Enslaved Review

Written by Sam Lawrence | Thursday, 11 November 2010 18:44


Enslaved is the latest game form Heavenly Sword developer Ninja Theory. While having its problems, Heavenly Sword was a really good game that focused on the story and having a cinematic feel. This was a determent to the games combat, fortunately enslaved fixes some of the problems Ninja Theory had with Heavenly Sword, while at the same time creating one of the most beautifully realised worlds released this year.

Enslaved tells the story of Monkey and Trip, two people who have a troublesome start on a slave ship (in the sky) controlled by the “Pyramid” built mechs as it is crashing. After the crash Monkey is knocked out and subsequently “Enslaved” by trip. The headband that Trip places on Monkey forces him to help her, because if she dies so does he.

The story takes place on earth, in a time when civilisation as we know it has been decimated and the cities we know now to be overgrown and falling apart. How the world has fallen apart is never explained, all you know to begin with is that humans are being captured and you need to get trip to her home. It gives the game an eerie feeling at the same time as being beautiful and colourful. The graphics help realise the world with the attention to detail being as close to Uncharted 2 as I have seen a Multiplatform game get.


It is fitting then, that this game is also a 3rd person game, with a lot more gameplay variety than just shooting and climbing. Most of the interaction with enemies will be with Monkeys Staff as he is pummelling them back into scrap metal. There are sections where you use some basic shooting mechanics, which are available throughout the game along with a lot of platforming.

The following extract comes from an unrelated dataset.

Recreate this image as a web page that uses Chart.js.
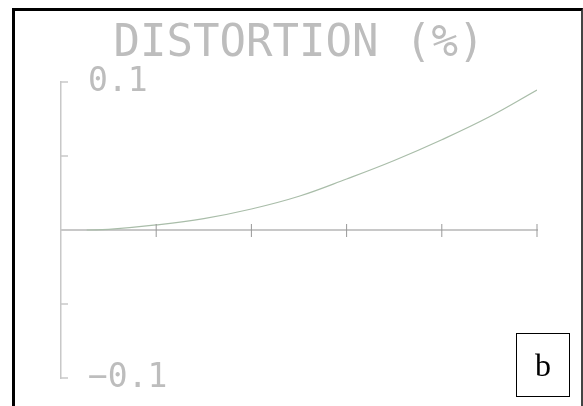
<!DOCTYPE html>
<html>
<head>
<meta charset="utf-8">
<script src="https://cdn.jsdelivr.net/npm/chart.js@4.4.1/dist/chart.umd.min.js"></script>
<style>
  html, body { margin: 0; padding: 0; background: #fff; overflow: hidden; }
  #wrap { position: relative; width: 583px; height: 406px; }
  #frame {
    position: absolute; left: 12px; top: 8px; width: 566px; height: 420px;
    border-left: 3px solid #000; border-top: 3px solid #000; border-right: 2px solid #444;
  }
  #tag {
    position: absolute; left: 516px; top: 333px; width: 52px; height: 62px;
    border: 1.5px solid #000; display: flex; align-items: center; justify-content: center;
    font-family: "Liberation Serif", "Times New Roman", serif; font-size: 32px; color: #000;
  }
  canvas { position: absolute; left: 0; top: 0; }
</style>
</head>
<body>
<div id="wrap">
  <canvas id="myChart" width="583" height="406"></canvas>
  <div id="frame"></div>
  <div id="tag">b</div>
</div>
<script>
// values
const xValues = [0.27, 0.5, 1, 1.5, 2, 2.5, 3, 3.5, 4, 4.5, 5];
const distortion = [0, 0.0004, 0.0034, 0.0077, 0.0142, 0.0228, 0.0345, 0.047, 0.061, 0.0765, 0.0946];
const yTickLabels = ["\u22120.1", "", "", "", "0.1"];
const titleText = "DISTORTION (%)";

const axisGray = "#c8c8c8";
const textGray = "#bdbdbd";
const monoFont = "'DejaVu Sans Mono', 'Liberation Mono', monospace";

// short tick marks: inside the y axis, crossing the x axis
const tickMarks = {
  id: "tickMarks",
  afterDraw(chart) {
    const ctx = chart.ctx;
    const xs = chart.scales.x, ys = chart.scales.y;
    const x0 = ys.right, y0 = ys.getPixelForValue(0);
    ctx.save();
    ctx.lineWidth = 1.5;
    ctx.strokeStyle = axisGray;
    ys.ticks.forEach(t => {
      const py = ys.getPixelForValue(t.value);
      ctx.beginPath();
      ctx.moveTo(x0, py);
      ctx.lineTo(x0 + 7, py);
      ctx.stroke();
    });
    ctx.lineWidth = 1;
    ctx.strokeStyle = "#999";
    xs.ticks.forEach(t => {
      if (t.value === 0) return;
      const px = xs.getPixelForValue(t.value);
      ctx.beginPath();
      ctx.moveTo(px, y0 - 6);
      ctx.lineTo(px, y0 + 7);
      ctx.stroke();
    });
    ctx.restore();
  }
};

new Chart(document.getElementById("myChart").getContext("2d"), {
  type: "line",
  data: {
    datasets: [{
      data: xValues.map((x, i) => ({ x: x, y: distortion[i] })),
      borderColor: "#a9bda9",
      borderWidth: 1.2,
      pointRadius: 0,
      tension: 0.4,
      fill: false
    }]
  },
  options: {
    responsive: false,
    animation: false,
    layout: { padding: { left: 61, right: 46, top: 10, bottom: 28 } },
    plugins: {
      legend: { display: false },
      tooltip: { enabled: false },
      title: {
        display: true,
        text: titleText,
        color: textGray,
        font: { family: monoFont, size: 44, weight: "normal", lineHeight: 1.2 },
        padding: { top: 8, bottom: 11.2 }
      }
    },
    scales: {
      x: {
        type: "linear",
        min: 0,
        max: 5,
        position: { y: 0 },
        ticks: { display: false, stepSize: 1 },
        grid: { display: false },
        border: { display: true, color: axisGray, width: 2 },
        afterFit(scale) { scale.height = 0; }
      },
      y: {
        min: -0.1,
        max: 0.1,
        ticks: {
          stepSize: 0.05,
          mirror: true,
          padding: 27,
          color: textGray,
          font: { family: monoFont, size: 33 },
          callback: (v, i) => yTickLabels[i]
        },
        grid: { display: false, drawTicks: false },
        border: { display: true, color: axisGray, width: 1.5 },
        afterFit(scale) {
          scale.width = 0;
          scale.paddingTop = 0;
          scale.paddingBottom = 0;
        }
      }
    }
  },
  plugins: [tickMarks]
});
</script>
</body>
</html>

This is the first negative of Enslaved, the platforming looks fantastic but you just never feel in control because you can’t die. Not once did I die while accidentally trying to jump the wrong way. You might think this would reduce frustration in the same way as removing death from Price of Persia (2008) did, but this is also removing control. Slightly making up for this is are the fun cloud sections, surfing around switching leavers. The pacing in Enslaved is great, before you get bored of a puzzle, your platforming, and before that gets old some mechs turn up to fight.

The combat in the game is fairly simple; light and heavy attacks with a block and dodge. Sounds bad, and for those into Ninja Gaiden it is fairly tame. The animations are what makes the combat enjoyable, fighting a battle looks beautiful and it makes Monkey feel like he really is a strong person forced to survive in a wasteland.


Another of the few flaws of the game are the bugs, it feels as if the game needed to be released before the rush of games came out. Things like Monkey disappearing as he is putting his armour on, the sound cutting completely out during a cut scene and making me reset the PS3 on a few occasions just make the game feel slightly unfinished. The other thing that stands out about the game is the lack of environment variety. Everything is always green and overgrown, it would be good to see something that has been completely destroyed and explaining, if only partially why the world is like it is.

This is made extra annoying because of my enjoyment of the story, it can really capture someone and pull them through the rest of the game, even if it is not to their taste. The story isn’t original or something unexpected but it is told very well with voice acting, facial animations and motion capture that rivals Uncharted 2. I wish more companies would try to reach for this level of linear story telling. Maybe then we can care as much about characters as Ninja Theory made me care about Trip and Monkey, not to mention hating Pigsy when he shows up.


I may have been a bit vague in describing the game; I just don’t want to spoil the game for anyone. You should go into this game fresh, experience the story for yourself. The combat is fun enough and the platforming, while easy, can be enjoyable. I urge people to play this game, even if it is outside their normal comfort zone.